The Green Knight begins with an incantation of sorts, so I suppose it makes sense that watching the movie feels like being cast beneath a spell.
A riff on Arthurian legends from writer-director David Lowery, the film stars Dev Patel as Gawain, a young royal in the king’s court enjoying his privilege while not yet taking on the heavy responsibility of knighthood. During one Christmas celebration, however, a towering, mystical Green Knight interrupts the proceedings and throws down a challenge―one that Gawain, in a rash impulse, accepts. The challenge not only involves a showdown then and there, but another confrontation, “one year hence,” at the Green Knight’s chapel deep in a faraway forest.
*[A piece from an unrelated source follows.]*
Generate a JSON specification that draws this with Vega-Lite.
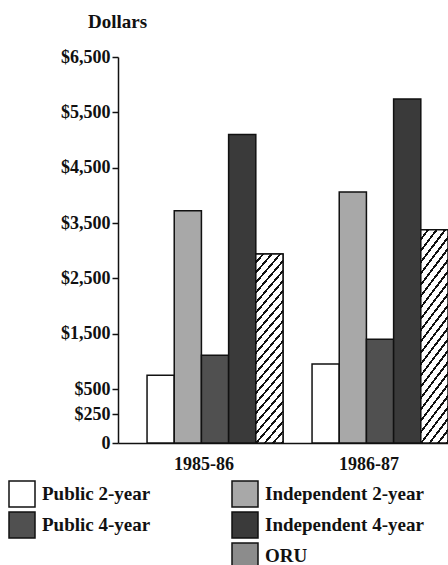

And so there is a quest, but one that’s told with the same unhurried manner Lowery brought to films as varied as Pete’s Dragon and A Ghost Story. Narrative aside, it’s enchanting to simply sit and soak up the misty, mordant landscapes that Gawain traverses―some where the very air is tinged with an acrid orange. (The sumptuous cinematography is by Andrew Droz Palermo, who also worked on A Ghost Story). The Green Knight himself (Ralph Ineson) is masterfully envisioned: with a face of bark and a massive axe, he appears cut from a tree even as he seems poised to fell one. Indeed, when he moves, we hear the sound of cracking branches.
As Gawain’s quest continues, the movie registers more as a series of visual mood pieces than an adventurous knight’s tale. In one, Gawain encounters a sorrowful ghost whose request sends him diving into a deep, yawning pond. In another, he’s set upon by thieves and left, tied up, to die in the woods. The camera slowly circles the area, charting the changing seasons, until it returns to Gawain, who is now a skeleton. It’s magical foreshadowing―a hint of what will happen to him if he doesn’t manage to get free.
This leisurely pace isn’t the only thing that distinguishes The Green Knight from a more standard cinematic work of sword and sorcery. There is also the subversive streak at the movie’s center. Rather than a rousing portrait of medieval gallantry, the film asks: What if you don’t want to be a knight? Then, later: What if you do, but you don’t have what it takes? And, ultimately: Does the legend waiting to be told about you care either way?
At its heart, The Green Knight is about the very idea of legends and myths: how they grow, what they reveal, what they conceal. Fairly early in his journey, Gawain comes across a muddy battlefield, still littered with corpses. A jittery young man (Barry Keoghan) scavenging among the bodies claims that the king had been part of the fray and killed 900 men on his own. But we know, as Gawain does, that the aged king is unable to leave his castle.
Gawain isn’t above such burnishing when it fits him. Asked by the scavenger if he has ever used the enormous axe he carries (the one the Green Knight granted him), Gawain says, “Here and there.” The scavenger points to the battlefield and asks, “Here?” Gawain backtracks: “Mostly there.”
This bit captures the cleverness (and comic touch) in Patel’s performance. His Gawain is self-deprecating in amusing ways, yet he also knows how to play the part at times (and Lowery’s camera loves framing Patel in those moments as a dashing hero). It’s a turn that’s at once self-conscious and self-aggrandizing, yet Patel never loses our overall sympathy. Also very good is Alicia Vikander, who has a dual role as a waif Gawain romances back in the drinking halls at home and the regal wife of a blustery game hunter (Joel Edgerton) who presides over his own castle in the middle of the wilderness. As the latter, Vikander gives a riveting soliloquy about nature―its very greenness―being a verdant force that inevitably covers and swallows up anything erected by man.
That speech is another spell, occurring about the film’s midpoint and carrying you off in a daze to the movie’s final sequence. There, The Green Knight ends majestically, but also humorously―not on a laugh line, necessarily, but something that could more aptly be called a laugh lop.